Besides the biná, a small deer, there are no large native animals. Goats, horses, and cattle were imported by the Spanish conquerors. There are no poisonous snakes but many varieties of lizards, of which the largest is the iguana. Among the best known of the more than one hundred types of birds are the palabrua (barn owl), the trupial (a songbird; both the orange Icterus icterus and the yellow I. migrogularis are present), and the tortolica (a small pigeon); pelicans roam the coast in great numbers.
Demography. The population in 1990 was about 148,000. Migration is the primary factor that determines population development in the Netherlands Antilles. In 1947, 20 percent of the population consisted of foreigners, in particular Europeans and Surinamese. During the 1950s, the number of emigrants surpassed the number of immigrants, yet the population continued to grow because of an excess of births over deaths. Since then, however, the population of Curaçao has barely increased. Beginning in 1965, the birthrate steadily decreased from 35 to 20 children born per 1,000 inhabitants, virtually reaching the same level as in industrialized countries. After 1965, the number of Antillean emigrants to the Netherlands gradually increased. In 1981 only 10 percent of the population was foreign born. Life expectancy is 72 years for males and 76 years for females. The death rate, in 1987, was about 5 deaths per 1,000 inhabitants, but the rate is increasing again as the population ages, a development partly owing to the emigration of a large percentage of the younger population.

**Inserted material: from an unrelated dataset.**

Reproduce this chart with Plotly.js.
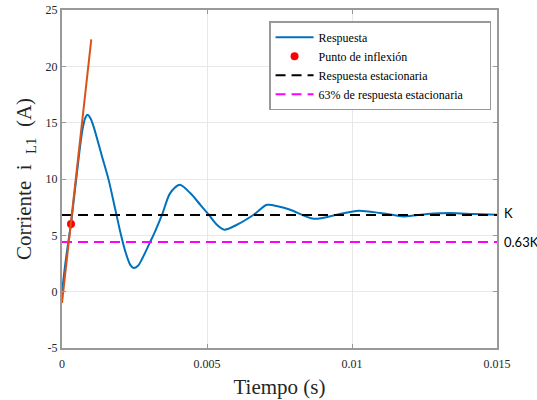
<!DOCTYPE html>
<html>
<head>
<meta charset="utf-8">
<script src="https://cdn.plot.ly/plotly-3.0.1.min.js"></script>
<style>html,body{margin:0;padding:0;background:#fff;}#chart{width:537px;height:400px;}</style>
</head>
<body>
<div id="chart"></div>
<script>
// Respuesta (time in s, current in A)
const tResp = [0, 0.0001, 0.0002, 0.00031, 0.0004, 0.0005, 0.0006, 0.0007, 0.0008, 0.00088, 0.00098, 0.00109, 0.00138, 0.00161, 0.00184, 0.00201, 0.00218, 0.00235, 0.00247, 0.00262, 0.00276, 0.003, 0.00322, 0.00345, 0.00373, 0.00406, 0.00442, 0.00477, 0.00506, 0.00534, 0.0056, 0.00603, 0.00661, 0.00707, 0.00747, 0.00787, 0.00868, 0.00948, 0.01023, 0.01098, 0.01178, 0.01259, 0.0134, 0.0142, 0.015];
const iResp = [0, 2.2, 4.1, 6.0, 8.0, 10.2, 12.4, 14.3, 15.4, 15.7, 15.4, 14.65, 12.0, 9.9, 7.27, 5.3, 3.6, 2.4, 2.1, 2.3, 2.9, 4.2, 5.4, 6.83, 8.75, 9.49, 8.75, 7.71, 6.83, 5.94, 5.5, 5.94, 6.83, 7.71, 7.56, 7.27, 6.47, 6.83, 7.18, 6.98, 6.68, 6.89, 6.98, 6.89, 6.83];
// Punto de inflexión
const tInfl = [0.00031];
const iInfl = [6.0];
// Tangent line at inflection point
const tTan = [0, 0.00101];
const iTan = [-1.0, 22.4];
// Steady-state values
const K = 6.8;
const K63 = 4.4;
const tRange = [0, 0.015];
const xTickVals = [0, 0.005, 0.01, 0.015];
const xTickText = ['0', '0.005', '0.01', '0.015'];
const yTickVals = [-5, 0, 5, 10, 15, 20, 25];
const yTickText = ['-5', '0', '5', '10', '15', '20', '25'];
const seriesNames = ['Respuesta', 'Punto de inflexión', 'Respuesta estacionaria', '63% de respuesta estacionaria'];

const serif = 'Liberation Serif';
const pad = '&nbsp;&nbsp;&nbsp;&nbsp;&nbsp;&nbsp;&nbsp;';

const traces = [
  {x: tResp, y: iResp, mode: 'lines', name: seriesNames[0], line: {color: '#0072BD', width: 2, shape: 'spline', smoothing: 0.8}},
  {x: tInfl, y: iInfl, mode: 'markers', name: seriesNames[1], marker: {color: '#FF0000', size: 8, symbol: 'circle'}},
  {x: tRange, y: [K, K], mode: 'lines', name: seriesNames[2], line: {color: '#000000', width: 2, dash: '10px,6px'}},
  {x: tRange, y: [K63, K63], mode: 'lines', name: seriesNames[3] + pad, line: {color: '#FF00FF', width: 2, dash: '10px,6px'}},
  {x: tTan, y: iTan, mode: 'lines', showlegend: false, line: {color: '#D95319', width: 2}}
];

const layout = {
  width: 537, height: 400,
  margin: {l: 62, r: 40, t: 10, b: 52},
  paper_bgcolor: '#fff', plot_bgcolor: '#fff',
  showlegend: true,
  legend: {
    x: 0.476, y: 0.967, xanchor: 'left', yanchor: 'top',
    bgcolor: '#fff', bordercolor: '#999', borderwidth: 1.5,
    font: {family: serif, size: 12, color: '#000'},
    tracegroupgap: 0, itemwidth: 38
  },
  xaxis: {
    range: tRange, tickvals: xTickVals, ticktext: xTickText,
    showgrid: true, gridcolor: '#e8e8e8', zeroline: false,
    showline: true, linecolor: '#999', linewidth: 2, mirror: 'ticks',
    ticks: 'inside', ticklen: 4, tickcolor: '#999',
    ticklabelstandoff: 4,
    tickfont: {family: serif, size: 12, color: '#262626'},
    title: {text: 'Tiempo (s)', font: {family: serif, size: 21, color: '#262626'}, standoff: 9}
  },
  yaxis: {
    range: [-5, 25], tickvals: yTickVals, ticktext: yTickText,
    showgrid: true, gridcolor: '#e8e8e8', zeroline: false,
    showline: true, linecolor: '#999', linewidth: 2, mirror: 'ticks',
    ticks: 'inside', ticklen: 4, tickcolor: '#999',
    tickfont: {family: serif, size: 12, color: '#262626'},
    title: {text: 'Corriente  i&nbsp;&nbsp;<sub>L1</sub>&nbsp;&nbsp;(A)', font: {family: serif, size: 21, color: '#262626'}, standoff: 8}
  },
  annotations: [
    {xref: 'paper', yref: 'y', x: 1, xshift: 5, y: K + 0.2, text: 'K', showarrow: false, xanchor: 'left', yanchor: 'middle', font: {family: 'Lato', size: 13, color: '#000'}},
    {xref: 'paper', yref: 'y', x: 1, xshift: 5, y: K63, text: '0.63K', showarrow: false, xanchor: 'left', yanchor: 'middle', font: {family: 'Lato', size: 13, color: '#000'}}
  ]
};

Plotly.newPlot('chart', traces, layout, {displayModeBar: false, staticPlot: true});
</script>
</body>
</html>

Linguistic Affiliation. The official language of Curaçao, as throughout the Netherlands Antilles, is Dutch, but the mother tongue of most of the islanders is Papiamento, an Iberian-based creole. Papiamento is also the colloquial language of Aruba and Bonaire. English is the spoken language on Saint Martin, Saba, and Saint Eustatius. Papiamento is a relatively new language that formerly existed only in spoken form. Originally a slave lingo, Papiamento was eventually adopted by the Dutch rulers.